▶ _Task instructions_
Every line of the listing must be reproduced as it stands. Leave the images behind.

▶ _Data block_

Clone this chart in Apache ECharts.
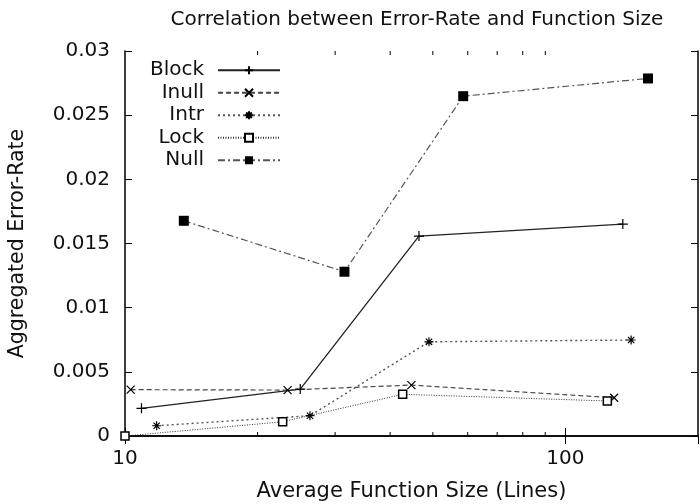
<!DOCTYPE html>
<html>
<head>
<meta charset="utf-8">
<script src="https://cdn.jsdelivr.net/npm/echarts@6/dist/echarts.min.js"></script>
<style>
  html, body { margin: 0; padding: 0; background: #fff; }
  #chart { width: 700px; height: 504px; }
</style>
</head>
<body>
<div id="chart"></div>
<script>
// values, [function size, error rate]
const blockData = [[10.9, 0.00216], [25.0, 0.00366], [46.5, 0.01558], [135, 0.01651]];
const inullData = [[10.3, 0.00361], [23.4, 0.00358], [44.7, 0.00397], [129, 0.00298]];
const intrData = [[11.8, 0.0008], [26.3, 0.00158], [49.0, 0.00734], [141, 0.00748]];
const lockData = [[10.0, 0.0], [22.8, 0.00111], [42.7, 0.00325], [124.5, 0.00273]];
const nullData = [[13.6, 0.01677], [31.5, 0.0128], [58.6, 0.02648], [154, 0.02786]];
const seriesNames = ["Block", "Inull", "Intr", "Lock", "Null"];
// minor ticks of the log axis (gnuplot style)
const minorTicks = [20, 30, 40, 50, 60, 70, 80, 90];

const FONT = "DejaVu Sans";

// symbols drawn with strokes only
const plusPath = "path://M0,5H10M5,0V10";
const crossPath = "path://M0,0L10,10M0,10L10,0";
const starPath = "path://M0,5H10M5,0V10M1.5,1.5L8.5,8.5M1.5,8.5L8.5,1.5";

function strokeStyle(w) {
  return { color: "#000", borderColor: "#000", borderWidth: w };
}

const chart = echarts.init(document.getElementById("chart"));

const option = {
  backgroundColor: "#fff",
  animation: false,
  title: {
    text: "Correlation between Error-Rate and Function Size",
    left: 412,
    top: 5,
    textAlign: "center",
    textStyle: { fontFamily: FONT, fontSize: 20, fontWeight: "normal", color: "#111" }
  },
  legend: {
    data: seriesNames,
    orient: "vertical",
    align: "right",
    right: 419,
    top: 60,
    padding: 0,
    itemGap: 2,
    itemWidth: 62,
    itemHeight: 10,
    textStyle: { fontFamily: FONT, fontSize: 20, color: "#111", lineHeight: 20.5, padding: [0, 9, 0, 0] }
  },
  grid: { left: 125, right: 2, top: 51, bottom: 68, outerBoundsMode: "none" },
  xAxis: [
    {
      type: "log",
      logBase: 10,
      min: 10,
      max: 200,
      name: "Average Function Size (Lines)",
      nameLocation: "middle",
      nameGap: 45,
      nameTextStyle: { fontFamily: FONT, fontSize: 21, color: "#111" },
      axisLine: { lineStyle: { color: "#000", width: 1.5 } },
      axisTick: { inside: true, length: 8, lineStyle: { color: "#000" } },
      axisLabel: { fontFamily: FONT, fontSize: 20, color: "#111", margin: 13, showMaxLabel: false },
      splitLine: { show: false },
      minorTick: { show: false }
    },
    {
      type: "log",
      logBase: 10,
      min: 10,
      max: 200,
      position: "top",
      axisLine: { lineStyle: { color: "#000", width: 1.5 } },
      axisTick: { inside: true, length: 8, lineStyle: { color: "#000" } },
      axisLabel: { show: false },
      splitLine: { show: false }
    }
  ],
  yAxis: [
    {
      type: "value",
      min: 0,
      max: 0.03,
      interval: 0.005,
      name: "Aggregated Error-Rate",
      nameLocation: "middle",
      nameGap: 97,
      nameTextStyle: { fontFamily: FONT, fontSize: 20.5, color: "#111" },
      axisLine: { show: true, lineStyle: { color: "#000", width: 1.5 } },
      axisTick: { show: true, inside: true, length: 7, lineStyle: { color: "#000" } },
      axisLabel: { fontFamily: FONT, fontSize: 20, color: "#111", margin: 15 },
      splitLine: { show: false }
    },
    {
      type: "value",
      min: 0,
      max: 0.03,
      interval: 0.005,
      position: "right",
      axisLine: { show: true, lineStyle: { color: "#000", width: 1.5 } },
      axisTick: { show: true, inside: true, length: 7, lineStyle: { color: "#000" } },
      axisLabel: { show: false },
      splitLine: { show: false }
    }
  ],
  series: [
    {
      name: "Block",
      type: "line",
      data: blockData,
      symbol: plusPath,
      symbolSize: 10,
      itemStyle: strokeStyle(1.2),
      lineStyle: { color: "#222", width: 1.3, type: "solid" }
    },
    {
      name: "Inull",
      type: "line",
      data: inullData,
      symbol: crossPath,
      symbolSize: 8,
      itemStyle: strokeStyle(1.2),
      lineStyle: { color: "#444", width: 1.2, type: [5, 3] }
    },
    {
      name: "Intr",
      type: "line",
      data: intrData,
      symbol: starPath,
      symbolSize: 9,
      itemStyle: strokeStyle(1.2),
      lineStyle: { color: "#555", width: 1.4, type: [2, 3] }
    },
    {
      name: "Lock",
      type: "line",
      data: lockData,
      symbol: "rect",
      symbolSize: 8,
      itemStyle: { color: "#fff", borderColor: "#000", borderWidth: 1.5 },
      lineStyle: { color: "#333", width: 1, type: [1, 1.5] }
    },
    {
      name: "Null",
      type: "line",
      data: nullData,
      symbol: "rect",
      symbolSize: 10,
      itemStyle: { color: "#000" },
      lineStyle: { color: "#555", width: 1.2, type: [7, 3, 2, 3] }
    },
    {
      // minor ticks on bottom and top of the log axis
      type: "custom",
      silent: true,
      data: minorTicks.map(v => [v, 0]),
      renderItem: function(params, api) {
        const b = api.coord([api.value(0), 0]);
        const t = api.coord([api.value(0), 0.03]);
        return {
          type: "group",
          children: [
            { type: "line", shape: { x1: b[0], y1: b[1], x2: b[0], y2: b[1] - 4 }, style: { stroke: "#000", lineWidth: 1 } },
            { type: "line", shape: { x1: t[0], y1: t[1], x2: t[0], y2: t[1] + 4 }, style: { stroke: "#000", lineWidth: 1 } }
          ]
        };
      }
    }
  ]
};

chart.setOption(option);
</script>
</body>
</html>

▶ _Response_
Clone this chart in Apache ECharts.
<!DOCTYPE html>
<html>
<head>
<meta charset="utf-8">
<script src="https://cdn.jsdelivr.net/npm/echarts@6/dist/echarts.min.js"></script>
<style>
  html, body { margin: 0; padding: 0; background: #fff; }
  #chart { width: 700px; height: 504px; }
</style>
</head>
<body>
<div id="chart"></div>
<script>
// values, [function size, error rate]
const blockData = [[10.9, 0.00216], [25.0, 0.00366], [46.5, 0.01558], [135, 0.01651]];
const inullData = [[10.3, 0.00361], [23.4, 0.00358], [44.7, 0.00397], [129, 0.00298]];
const intrData = [[11.8, 0.0008], [26.3, 0.00158], [49.0, 0.00734], [141, 0.00748]];
const lockData = [[10.0, 0.0], [22.8, 0.00111], [42.7, 0.00325], [124.5, 0.00273]];
const nullData = [[13.6, 0.01677], [31.5, 0.0128], [58.6, 0.02648], [154, 0.02786]];
const seriesNames = ["Block", "Inull", "Intr", "Lock", "Null"];
// minor ticks of the log axis (gnuplot style)
const minorTicks = [20, 30, 40, 50, 60, 70, 80, 90];

const FONT = "DejaVu Sans";

// symbols drawn with strokes only
const plusPath = "path://M0,5H10M5,0V10";
const crossPath = "path://M0,0L10,10M0,10L10,0";
const starPath = "path://M0,5H10M5,0V10M1.5,1.5L8.5,8.5M1.5,8.5L8.5,1.5";

function strokeStyle(w) {
  return { color: "#000", borderColor: "#000", borderWidth: w };
}

const chart = echarts.init(document.getElementById("chart"));

const option = {
  backgroundColor: "#fff",
  animation: false,
  title: {
    text: "Correlation between Error-Rate and Function Size",
    left: 412,
    top: 5,
    textAlign: "center",
    textStyle: { fontFamily: FONT, fontSize: 20, fontWeight: "normal", color: "#111" }
  },
  legend: {
    data: seriesNames,
    orient: "vertical",
    align: "right",
    right: 419,
    top: 60,
    padding: 0,
    itemGap: 2,
    itemWidth: 62,
    itemHeight: 10,
    textStyle: { fontFamily: FONT, fontSize: 20, color: "#111", lineHeight: 20.5, padding: [0, 9, 0, 0] }
  },
  grid: { left: 125, right: 2, top: 51, bottom: 68, outerBoundsMode: "none" },
  xAxis: [
    {
      type: "log",
      logBase: 10,
      min: 10,
      max: 200,
      name: "Average Function Size (Lines)",
      nameLocation: "middle",
      nameGap: 45,
      nameTextStyle: { fontFamily: FONT, fontSize: 21, color: "#111" },
      axisLine: { lineStyle: { color: "#000", width: 1.5 } },
      axisTick: { inside: true, length: 8, lineStyle: { color: "#000" } },
      axisLabel: { fontFamily: FONT, fontSize: 20, color: "#111", margin: 13, showMaxLabel: false },
      splitLine: { show: false },
      minorTick: { show: false }
    },
    {
      type: "log",
      logBase: 10,
      min: 10,
      max: 200,
      position: "top",
      axisLine: { lineStyle: { color: "#000", width: 1.5 } },
      axisTick: { inside: true, length: 8, lineStyle: { color: "#000" } },
      axisLabel: { show: false },
      splitLine: { show: false }
    }
  ],
  yAxis: [
    {
      type: "value",
      min: 0,
      max: 0.03,
      interval: 0.005,
      name: "Aggregated Error-Rate",
      nameLocation: "middle",
      nameGap: 97,
      nameTextStyle: { fontFamily: FONT, fontSize: 20.5, color: "#111" },
      axisLine: { show: true, lineStyle: { color: "#000", width: 1.5 } },
      axisTick: { show: true, inside: true, length: 7, lineStyle: { color: "#000" } },
      axisLabel: { fontFamily: FONT, fontSize: 20, color: "#111", margin: 15 },
      splitLine: { show: false }
    },
    {
      type: "value",
      min: 0,
      max: 0.03,
      interval: 0.005,
      position: "right",
      axisLine: { show: true, lineStyle: { color: "#000", width: 1.5 } },
      axisTick: { show: true, inside: true, length: 7, lineStyle: { color: "#000" } },
      axisLabel: { show: false },
      splitLine: { show: false }
    }
  ],
  series: [
    {
      name: "Block",
      type: "line",
      data: blockData,
      symbol: plusPath,
      symbolSize: 10,
      itemStyle: strokeStyle(1.2),
      lineStyle: { color: "#222", width: 1.3, type: "solid" }
    },
    {
      name: "Inull",
      type: "line",
      data: inullData,
      symbol: crossPath,
      symbolSize: 8,
      itemStyle: strokeStyle(1.2),
      lineStyle: { color: "#444", width: 1.2, type: [5, 3] }
    },
    {
      name: "Intr",
      type: "line",
      data: intrData,
      symbol: starPath,
      symbolSize: 9,
      itemStyle: strokeStyle(1.2),
      lineStyle: { color: "#555", width: 1.4, type: [2, 3] }
    },
    {
      name: "Lock",
      type: "line",
      data: lockData,
      symbol: "rect",
      symbolSize: 8,
      itemStyle: { color: "#fff", borderColor: "#000", borderWidth: 1.5 },
      lineStyle: { color: "#333", width: 1, type: [1, 1.5] }
    },
    {
      name: "Null",
      type: "line",
      data: nullData,
      symbol: "rect",
      symbolSize: 10,
      itemStyle: { color: "#000" },
      lineStyle: { color: "#555", width: 1.2, type: [7, 3, 2, 3] }
    },
    {
      // minor ticks on bottom and top of the log axis
      type: "custom",
      silent: true,
      data: minorTicks.map(v => [v, 0]),
      renderItem: function(params, api) {
        const b = api.coord([api.value(0), 0]);
        const t = api.coord([api.value(0), 0.03]);
        return {
          type: "group",
          children: [
            { type: "line", shape: { x1: b[0], y1: b[1], x2: b[0], y2: b[1] - 4 }, style: { stroke: "#000", lineWidth: 1 } },
            { type: "line", shape: { x1: t[0], y1: t[1], x2: t[0], y2: t[1] + 4 }, style: { stroke: "#000", lineWidth: 1 } }
          ]
        };
      }
    }
  ]
};

chart.setOption(option);
</script>
</body>
</html>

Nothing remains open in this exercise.